Kilindini port’s stature continues to grow as its cargo jumps by 320pc

Kenya Ports Authority Managing Director Gichiri Ndua said the port continues to make tremendous improvements with the area it serves expanding to include South Sudan. PHOTO | FILE

What you need to know:

  • Uganda remained Kenya’s biggest transit market and continues to increase its usage of the port. 
  • However, the MD regretted that exports represented only 15 per cent of the total volumes of goods handled by the port. Mr Ndua hailed the gradual reduction of trade barriers in recent years within the East African Community

Kilindini continues to be the East and Central Africa region’s choice port with transhipment cargo handled at the facility growing by 320.7 per cent in 2014.

Transhipment grew to record 731,912 tonnes in 2014 against 173,971 tonnes in 2013.

Kenya Ports Authority Managing Director Gichiri Ndua said the port continues to make tremendous improvements with the area it serves expanding to include South Sudan.

The traffic destined to transit countries amounted to 7.199 million tonnes in 2014 up from 6.709 million tonnes handled in 2013. 

Uganda remained Kenya’s biggest transit market and continues to increase its usage of the port. 

Mr Ndua said in 2014, Uganda cargo grew by 12.4 per cent with 5.522 million tonnes compared to 4.912 million tonnes in 2013.

Although exports remained lower than imports through the port, Mr Ndua said the former grew by 12.8 per cent in 2014.

CRITICAL SECTOR

“Kenya’s Mombasa port continued to make notable improvement with the total cargo throughput increasing by 11.5 per cent from 22.307 million tons in 2013 to 24.875 million tons in 2014,” he said. During the same period, container traffic grew by 13.2 per cent, rising from 894,000 Twenty Foot Equivalent (TEUs) in 2013 to 1,012,002 TEUs in 2014. 

The MD said importers today take less time to receive cargo at their various destinations in the region. This time is expected to reduce further with the building of the standard gauge railway expected to start operations in 2017.

“Dwell time reduced to 3.9 days in 2014 from 4.9 days in 2013,” he said adding that the number and sizes of the vessels that called at the port also increased.

He said the crossing of the One Million TEUs milestone last year was a reflection of the strong growth achieved by the port and maritime industry in 2014. 

President Uhuru Kenyatta graced the One Million TEUs ceremony with Ndua saying in the statement that 2014 was “an excellent year for the industry” and predicted that “2015 will be another record breaking year”.

He singled out the maritime community, shipping lines, clearing agents, transporters, oil companies, Container Freight Stations, port suppliers, security and government agencies for the improvements and promised more efficient services and better pro-business environment and skilled workforce.

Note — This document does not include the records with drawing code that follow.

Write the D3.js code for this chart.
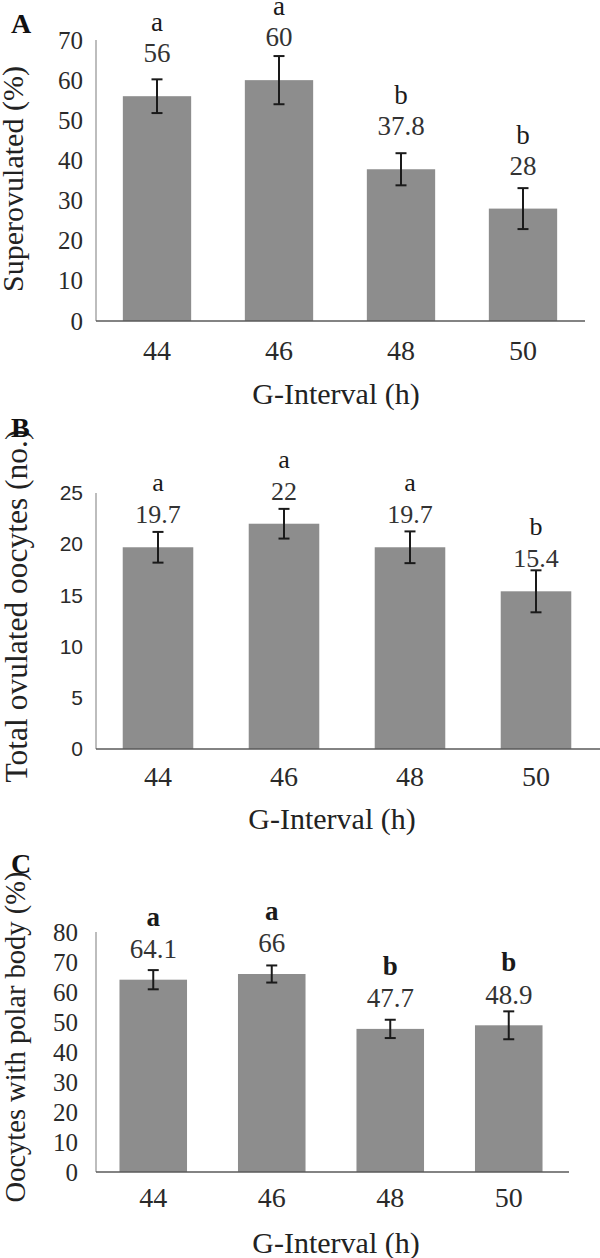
<!DOCTYPE html>
<html>
<head>
<meta charset="utf-8">
<script src="https://cdn.jsdelivr.net/npm/d3@7"></script>
<style>
  html, body { margin: 0; padding: 0; background: #fff; }
  svg { display: block; }
</style>
</head>
<body>
<svg id="chart" width="600" height="1258"></svg>
<script>
// ---------------- DATA ----------------
const categories = ["44", "46", "48", "50"];

const superovulated = [56, 60, 37.8, 28];
const superovulatedErr = [4.2, 6, 4, 5.1];
const superovulatedSig = ["a", "a", "b", "b"];
const superovulatedTicks = [0, 10, 20, 30, 40, 50, 60, 70];

const totalOocytes = [19.7, 22, 19.7, 15.4];
const totalOocytesErr = [1.5, 1.45, 1.55, 2.05];
const totalOocytesSig = ["a", "a", "a", "b"];
const totalOocytesTicks = [0, 5, 10, 15, 20, 25];

const polarBody = [64.1, 66, 47.7, 48.9];
const polarBodyErr = [3.2, 2.85, 3.05, 4.65];
const polarBodySig = ["a", "a", "b", "b"];
const polarBodyTicks = [0, 10, 20, 30, 40, 50, 60, 70, 80];

const xTitle = "G-Interval (h)";

// ---------------- LAYOUT ----------------
const SERIF = '"Liberation Serif"';
const SANS = '"Liberation Sans"';
const BAR = "#8d8d8d";

const panels = [
  {
    letter: "A", letterY: 33,
    values: superovulated, errs: superovulatedErr, sig: superovulatedSig, ticks: superovulatedTicks,
    yTitle: "Superovulated (%)", yTitleX: 23, yTitleSize: 30, yTitleCenter: 179,
    axisX0: 96, axisX1: 585, bandX0: 96, bandX1: 584,
    yTop: 40, yBase: 321, pad: 0.44,
    yTickFont: SERIF, yTickSize: 25, yTickPad: 13,
    xTickSize: 28, xTickCenter: 350, xTitleX: 336, xTitleY: 393,
    numOff: 43.5, sigOff: 73, labelSize: 27, sigBold: false
  },
  {
    letter: "B", letterY: 437,
    values: totalOocytes, errs: totalOocytesErr, sig: totalOocytesSig, ticks: totalOocytesTicks,
    yTitle: "Total ovulated oocytes (no.)", yTitleX: 27, yTitleSize: 31.5, yTitleCenter: 606,
    axisX0: 96, axisX1: 600, bandX0: 95, bandX1: 599,
    yTop: 493, yBase: 749, pad: 0.44,
    yTickFont: SANS, yTickSize: 21, yTickPad: 13,
    xTickSize: 28, xTickCenter: 776, xTitleX: 332, xTitleY: 818,
    numOff: 33, sigOff: 64, labelSize: 26, sigBold: false
  },
  {
    letter: "C", letterY: 873,
    values: polarBody, errs: polarBodyErr, sig: polarBodySig, ticks: polarBodyTicks,
    yTitle: "Oocytes with polar body (%)", yTitleX: 25, yTitleSize: 28.5, yTitleCenter: 1037,
    axisX0: 96, axisX1: 569, bandX0: 94, bandX1: 568,
    yTop: 932, yBase: 1172, pad: 0.43,
    yTickFont: SERIF, yTickSize: 25, yTickPad: 18,
    xTickSize: 28, xTickCenter: 1197, xTitleX: 336, xTitleY: 1242,
    numOff: 31, sigOff: 62, labelSize: 27, sigBold: true
  }
];

const svg = d3.select("#chart");

function drawPanel(p) {
  const g = svg.append("g");
  const max = p.ticks[p.ticks.length - 1];
  const y = d3.scaleLinear().domain([0, max]).range([p.yBase, p.yTop]);
  const x = d3.scaleBand().domain(categories).range([p.bandX0, p.bandX1])
    .paddingInner(p.pad).paddingOuter(p.pad / 2);

  const rows = categories.map((c, i) => ({ c, v: p.values[i], e: p.errs[i], s: p.sig[i] }));

  // bars
  g.selectAll("rect.bar").data(rows).enter().append("rect")
    .attr("class", "bar")
    .attr("x", d => x(d.c))
    .attr("width", x.bandwidth())
    .attr("y", d => y(d.v))
    .attr("height", d => y(0) - y(d.v))
    .attr("fill", BAR);

  // y axis (labels only)
  const ya = g.append("g").attr("transform", `translate(${p.axisX0},0)`)
    .call(d3.axisLeft(y).tickValues(p.ticks).tickSize(0).tickPadding(p.yTickPad).tickFormat(d3.format("d")));
  ya.select(".domain").remove();
  ya.selectAll("text").style("font-family", p.yTickFont).style("font-size", p.yTickSize + "px").attr("fill", "#2a2a2a");

  // x axis (labels only)
  const xa = g.append("g").attr("transform", `translate(0,${p.yBase})`)
    .call(d3.axisBottom(x).tickSize(0).tickPadding(0));
  xa.select(".domain").remove();
  xa.selectAll("text")
    .style("font-family", SERIF).style("font-size", p.xTickSize + "px").attr("fill", "#2a2a2a")
    .attr("y", p.xTickCenter - p.yBase).attr("dy", "0.35em");

  // axis lines
  g.append("line").attr("x1", p.axisX0).attr("x2", p.axisX0).attr("y1", p.yTop).attr("y2", p.yBase)
    .attr("stroke", "#9a9a9a").attr("stroke-width", 1.3);
  g.append("line").attr("x1", p.axisX0).attr("x2", p.axisX1).attr("y1", p.yBase).attr("y2", p.yBase)
    .attr("stroke", "#5a5a5a").attr("stroke-width", 1.5);

  // error bars
  const cx = d => x(d.c) + x.bandwidth() / 2;
  const cap = 5.5;
  const eb = g.selectAll("g.err").data(rows).enter().append("g").attr("class", "err")
    .attr("stroke", "#1a1a1a").attr("stroke-width", 2);
  eb.append("line").attr("x1", cx).attr("x2", cx).attr("y1", d => y(d.v + d.e)).attr("y2", d => y(d.v - d.e));
  eb.append("line").attr("x1", d => cx(d) - cap).attr("x2", d => cx(d) + cap).attr("y1", d => y(d.v + d.e)).attr("y2", d => y(d.v + d.e));
  eb.append("line").attr("x1", d => cx(d) - cap).attr("x2", d => cx(d) + cap).attr("y1", d => y(d.v - d.e)).attr("y2", d => y(d.v - d.e));

  // value labels
  g.selectAll("text.val").data(rows).enter().append("text").attr("class", "val")
    .attr("x", cx).attr("y", d => y(d.v) - p.numOff).attr("dy", "0.35em")
    .attr("text-anchor", "middle")
    .style("font-family", SERIF).style("font-size", p.labelSize + "px")
    .attr("fill", "#333").text(d => String(d.v));
  g.selectAll("text.sig").data(rows).enter().append("text").attr("class", "sig")
    .attr("x", cx).attr("y", d => y(d.v) - p.sigOff).attr("dy", "0.3em")
    .attr("text-anchor", "middle")
    .style("font-family", SERIF).style("font-size", p.labelSize + "px")
    .style("font-weight", p.sigBold ? "bold" : "normal")
    .attr("fill", "#1a1a1a").text(d => d.s);

  // axis titles
  g.append("text").attr("x", p.xTitleX).attr("y", p.xTitleY).attr("dy", "0.35em")
    .attr("text-anchor", "middle")
    .style("font-family", SERIF).style("font-size", "30px")
    .attr("fill", "#222").text(xTitle);
  g.append("text")
    .attr("transform", `translate(${p.yTitleX},${p.yTitleCenter}) rotate(-90)`)
    .attr("text-anchor", "middle")
    .style("font-family", SERIF).style("font-size", p.yTitleSize + "px")
    .attr("fill", "#222").text(p.yTitle);

  // panel letter
  g.append("text").attr("x", 11).attr("y", p.letterY)
    .style("font-family", SERIF).style("font-weight", "bold").style("font-size", "28px")
    .attr("fill", "#111").text(p.letter);
}

panels.forEach(drawPanel);
</script>
</body>
</html>
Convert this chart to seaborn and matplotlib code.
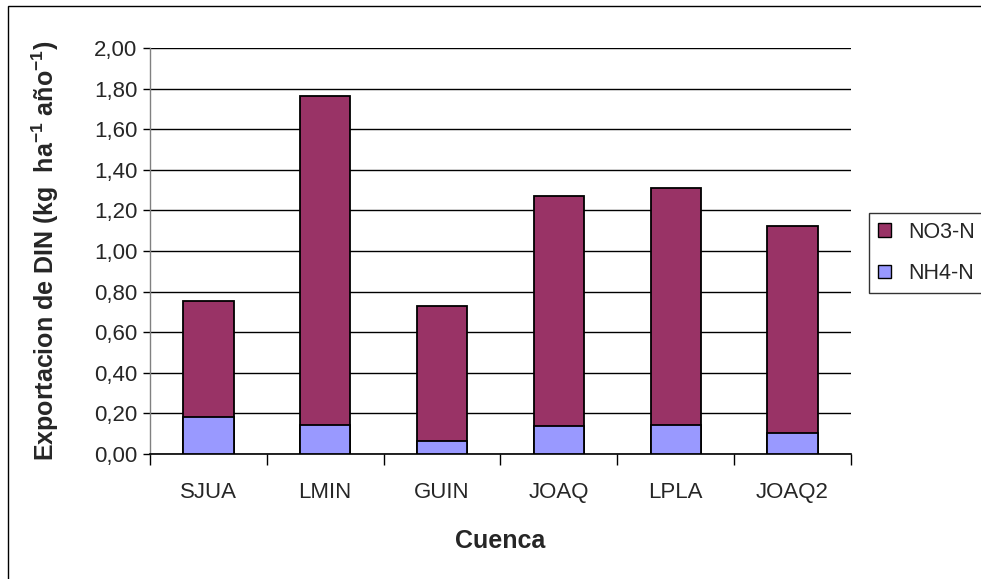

“The imports that pass through the port of Mombasa are critical to Kenya’s economic growth and to the economic well-being of its neighbours.  These include petroleum products, wheat clinker, steel and coal imports that make up nearly 84 per cent of the total traffic in Mombasa,” he said.

However, the MD regretted that exports represented only 15 per cent of the total volumes of goods handled by the port.

Mr Ndua hailed the gradual reduction of trade barriers in recent years within the East African Community.

FUNDAMENTAL AREAS

He said improved infrastructure increased the competitive advantage of domestic industries adding that the operational effectiveness of the port of Mombasa has a direct influence on the competitiveness of Kenya business and the wide cost of goods within the EAC.

Mr Ndua said that the six coast counties of Taita Taveta, Kwale, Mombasa, Kilifi, Lamu and Tana River with a population of approximately 3,325,307 had great potential that should be harnessed.

If investment in irrigation agriculture, modernizing and expanding all existing infrastructure, innovation and technology will make the region more competitive, he said.

He said security, service delivery and environmental issues should be considered for economic development.

“Considering the above fundamental areas that should be harnessed and developed, education is key to making the region grow and achieve its full potential and investments must therefore be made in improving education standards, exploring opportunities for scholarships and capacity building initiatives within and without the counties, including international exchanges,” he said.